A notre arrivée, un groupe d’hommes s’affaire autour d’un feu de bois et de bouteilles en plastique. Lorsqu’ils s’écartent, ce sont trois poulets, un cochon et un chien égorgés, couchés les uns contre les autres, qui nous accueillent. Derrière eux, sur un tabouret, psalmodiant d’une voix monocorde, le chaman essaie d’attirer l’attention des esprits pour qu’ils guérissent le frère de l’un des hommes. Celui-ci, nez percé, casquette vissée sur la tête, nous explique le rituel qui s’achèvera par la consommation des animaux sacrifiés.
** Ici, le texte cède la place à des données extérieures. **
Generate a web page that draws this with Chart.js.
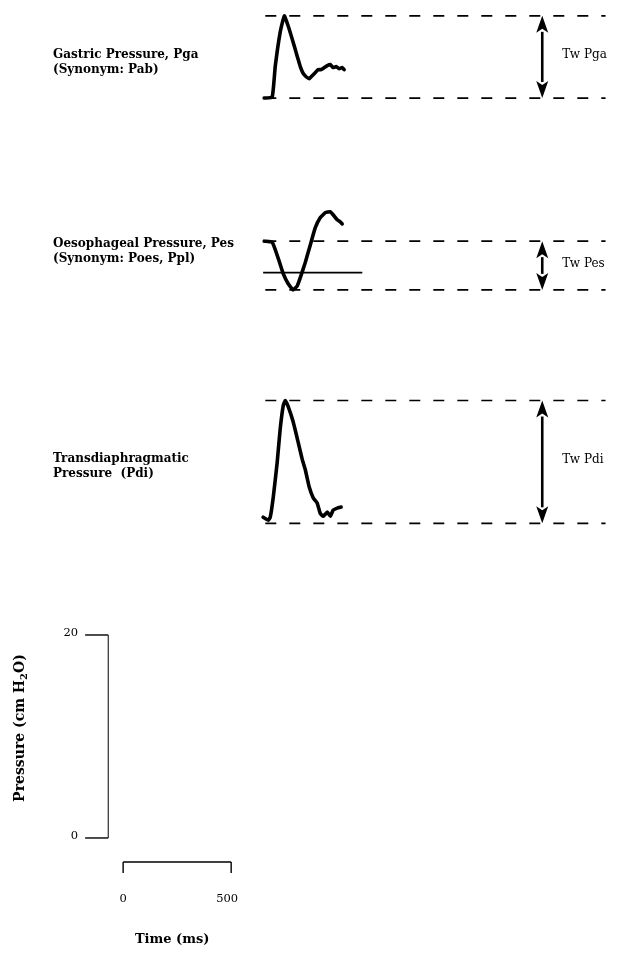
<!DOCTYPE html>
<html>
<head>
<meta charset="utf-8">
<script src="https://cdn.jsdelivr.net/npm/chart.js@4.4.1/dist/chart.umd.min.js"></script>
<style>
  html, body { margin: 0; padding: 0; background: #fff; }
  canvas { display: block; }
</style>
</head>
<body>
<canvas id="chart" width="617" height="954"></canvas>
<script>
// Twitch traces: time in ms from start of twitch, pressure in cm H2O above baseline
const pgaTime = [0, 37, 51, 74, 93, 111, 134, 153, 167, 181, 194, 208, 222, 236, 250, 264, 278, 292, 306, 319, 333, 347, 361, 370];
const pgaValues = [0, 0.1, 3.1, 6.5, 8.1, 7.1, 5.5, 4.1, 3.1, 2.4, 2.1, 1.9, 2.2, 2.5, 2.8, 2.8, 3.0, 3.2, 3.3, 3.0, 3.1, 2.9, 3.0, 2.8];

const pesTime = [0, 37, 65, 88, 111, 134, 153, 167, 190, 213, 236, 259, 282, 306, 319, 338, 352, 361];
const pesValues = [0, -0.1, -1.7, -3.2, -4.2, -4.8, -4.4, -3.6, -2.1, -0.4, 1.3, 2.3, 2.8, 2.9, 2.6, 2.1, 1.9, 1.7];
const pesReference = -3.1;

const pdiTime = [-5, 19, 28, 42, 60, 74, 88, 97, 111, 134, 157, 176, 190, 208, 227, 245, 259, 273, 292, 306, 319, 338, 356];
const pdiValues = [0.6, 0.3, 0.6, 2.6, 6.0, 9.3, 11.6, 12.1, 11.5, 10.0, 8.0, 6.3, 5.3, 3.6, 2.5, 2.0, 1.0, 0.7, 1.1, 0.7, 1.3, 1.5, 1.6];

// Scale bars
const pressureTicks = [0, 20];
const timeTicks = [0, 500];

const traceLabels = [
    ['Gastric Pressure, Pga', '(Synonym: Pab)'],
    ['Oesophageal Pressure, Pes', '(Synonym: Poes, Ppl)'],
    ['Transdiaphragmatic', 'Pressure  (Pdi)']
];
const twLabels = ['Tw Pga', 'Tw Pes', 'Tw Pdi'];
// twitch amplitude is measured upward for Pga/Pdi, downward for Pes
const twDirection = [1, -1, 1];

// layout (axis units: ms and cm H2O)
const X_MIN = -570, X_MAX = 2286, Y_MIN = -11.43, Y_MAX = 82.56;
const TRACE_START = 653;
const LINE_FROM = 5, LINE_TO = 1580;
const ARROW_AT = 1287;
const baselines = [72.9, 58.8, 31.0];
const PRESSURE_BAR_X = -69, PRESSURE_TICK_X = -176;
const TIME_BAR_Y = -2.36, TIME_TICK_Y = -3.45;

const traces = [
    { time: pgaTime, values: pgaValues },
    { time: pesTime, values: pesValues },
    { time: pdiTime, values: pdiValues }
];

function seg(x1, y1, x2, y2, opts) {
    return Object.assign({
        data: [{ x: x1, y: y1 }, { x: x2, y: y2 }],
        borderColor: '#000',
        borderWidth: 1.5,
        showLine: true,
        pointRadius: 0,
        tension: 0
    }, opts || {});
}

const datasets = [];
const twRanges = [];

traces.forEach((tr, k) => {
    const base = baselines[k];
    datasets.push({
        data: tr.time.map((t, i) => ({ x: TRACE_START + t, y: base + tr.values[i] })),
        borderColor: '#000',
        borderWidth: 3.6,
        showLine: true,
        pointRadius: 0,
        tension: 0.12,
        borderJoinStyle: 'round',
        borderCapStyle: 'round'
    });
    const peak = twDirection[k] > 0 ? Math.max(...tr.values) : Math.min(...tr.values);
    const lo = Math.min(0, peak), hi = Math.max(0, peak);
    twRanges.push([base + lo, base + hi]);
    [lo, hi].forEach(level => {
        datasets.push(seg(TRACE_START + LINE_FROM, base + level, TRACE_START + LINE_TO, base + level,
            { borderDash: [11, 13], borderWidth: 1.7 }));
    });
});

// solid reference line on the oesophageal trace
datasets.push(seg(TRACE_START - 5, baselines[1] + pesReference, TRACE_START + 454, baselines[1] + pesReference, { borderWidth: 1.7 }));

// pressure scale bar
datasets.push(seg(PRESSURE_BAR_X, pressureTicks[0], PRESSURE_BAR_X, pressureTicks[1], { borderWidth: 1 }));
pressureTicks.forEach(v => datasets.push(seg(PRESSURE_TICK_X, v, PRESSURE_BAR_X, v, { borderWidth: 1.4 })));

// time scale bar
datasets.push(seg(timeTicks[0], TIME_BAR_Y, timeTicks[1], TIME_BAR_Y, { borderWidth: 1.4 }));
timeTicks.forEach(v => datasets.push(seg(v, TIME_BAR_Y, v, TIME_TICK_Y, { borderWidth: 1.4 })));

function drawArrow(ctx, x, y1, y2) {
    const span = y2 - y1;
    const head = Math.min(17, span / 2 - 1);
    const hw = 6;
    ctx.beginPath();
    ctx.moveTo(x, y1 + head - 1);
    ctx.lineTo(x, y2 - head + 1);
    ctx.lineWidth = 2.6;
    ctx.strokeStyle = '#000';
    ctx.stroke();
    ctx.beginPath();
    ctx.moveTo(x, y1);
    ctx.lineTo(x - hw, y1 + head);
    ctx.lineTo(x, y1 + head - 4);
    ctx.lineTo(x + hw, y1 + head);
    ctx.closePath();
    ctx.moveTo(x, y2);
    ctx.lineTo(x - hw, y2 - head);
    ctx.lineTo(x, y2 - head + 4);
    ctx.lineTo(x + hw, y2 - head);
    ctx.closePath();
    ctx.fillStyle = '#000';
    ctx.fill();
}

const annotations = {
    id: 'annotations',
    afterDatasetsDraw(chart) {
        const ctx = chart.ctx;
        const xs = chart.scales.x, ys = chart.scales.y;
        ctx.save();
        ctx.fillStyle = '#000';

        // left labels
        ctx.font = 'bold 12px "DejaVu Serif"';
        ctx.textAlign = 'left';
        ctx.textBaseline = 'middle';
        const labelY = [55, 244, 459];
        traceLabels.forEach((lines, k) => {
            lines.forEach((s, j) => ctx.fillText(s, 53, labelY[k] + j * 15));
        });

        // twitch amplitude arrows + labels
        const ax = xs.getPixelForValue(TRACE_START + ARROW_AT);
        twRanges.forEach((r, k) => {
            const top = ys.getPixelForValue(r[1]);
            const bot = ys.getPixelForValue(r[0]);
            drawArrow(ctx, ax, top, bot);
            ctx.font = '12px "DejaVu Serif"';
            ctx.textAlign = 'left';
            ctx.fillText(twLabels[k], ax + 20, (top + bot) / 2 - 2);
        });

        // pressure scale labels
        ctx.font = '11.5px "DejaVu Serif"';
        ctx.textAlign = 'right';
        const tickX = xs.getPixelForValue(PRESSURE_TICK_X);
        pressureTicks.forEach(v => ctx.fillText(String(v), tickX - 7, ys.getPixelForValue(v) - 2));

        // time scale labels
        ctx.textAlign = 'center';
        const ty = ys.getPixelForValue(TIME_TICK_Y);
        timeTicks.forEach(v => ctx.fillText(String(v), xs.getPixelForValue(v) - (v ? 4 : 0), ty + 26));

        ctx.font = 'bold 13px "DejaVu Serif"';
        ctx.fillText('Time (ms)', (xs.getPixelForValue(timeTicks[0]) + xs.getPixelForValue(timeTicks[1])) / 2 - 5, 940);

        // rotated pressure axis title with subscript
        ctx.translate(20, 728);
        ctx.rotate(-Math.PI / 2);
        const partA = 'Pressure (cm H', partB = '2', partC = 'O)';
        ctx.font = 'bold 14px "DejaVu Serif"';
        const wA = ctx.measureText(partA).width, wC = ctx.measureText(partC).width;
        ctx.font = 'bold 10px "DejaVu Serif"';
        const wB = ctx.measureText(partB).width;
        let x0 = -(wA + wB + wC) / 2;
        ctx.textAlign = 'left';
        ctx.font = 'bold 14px "DejaVu Serif"';
        ctx.fillText(partA, x0, 0);
        ctx.font = 'bold 10px "DejaVu Serif"';
        ctx.fillText(partB, x0 + wA, 4);
        ctx.font = 'bold 14px "DejaVu Serif"';
        ctx.fillText(partC, x0 + wA + wB, 0);
        ctx.restore();
    }
};

new Chart(document.getElementById('chart').getContext('2d'), {
    type: 'scatter',
    data: { datasets },
    options: {
        responsive: false,
        animation: false,
        layout: { padding: 0 },
        plugins: { legend: { display: false }, tooltip: { enabled: false } },
        scales: {
            x: { type: 'linear', min: X_MIN, max: X_MAX, display: false },
            y: { type: 'linear', min: Y_MIN, max: Y_MAX, display: false }
        }
    },
    plugins: [annotations]
});
</script>
</body>
</html>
Il semblait inquiet pour son frère et n’avait pas lésiné sur les offrandes pour garantir son rétablissement. Nous sommes restés un long moment à discuter et à observer le chaman.

Les filles ont également pris un cours de négociation en langue akha, Chai aussi perdu qu’elles, mais essayant tant bien que mal de les aider à obtenir les colliers et bracelets d’argent que leur proposaient deux femmes aux dents taillées en biseau et qui parlaient autant thaï que nous lituanien.

C’est à contrecœur que nous les avons laissé, et si nous l’avions pu, nous y serions restés.

Nous avons fini la journée par la visite du Wat Rong Khun, le temple blanc qui fait tant polémique et dont la construction débutée en 1997 ne s’achèvera que quand elle s’achèvera, Bouddha sait quand. C’est un ensemble complètement barge où Batman et Hellboy côtoient Ganesh et l’Eveillé sous les yeux d’un Predator. On vous laisse constater par vous-même.

P.S.: Bon, depuis qu’on est chez les cocos, on a du mal avec Internet, du coup la publication des photos pose problème. Nous sommes pour le moment à Vang Vieng, et partons demain pour un loong voyage jusqu’à Pakxe. On essaiera de vous causer de la descente du Mékong et de Louang Prabang quand on sera posés à Don Det, d’ici une semaine. On croise les doigts, ne vous en faites pas pour nous.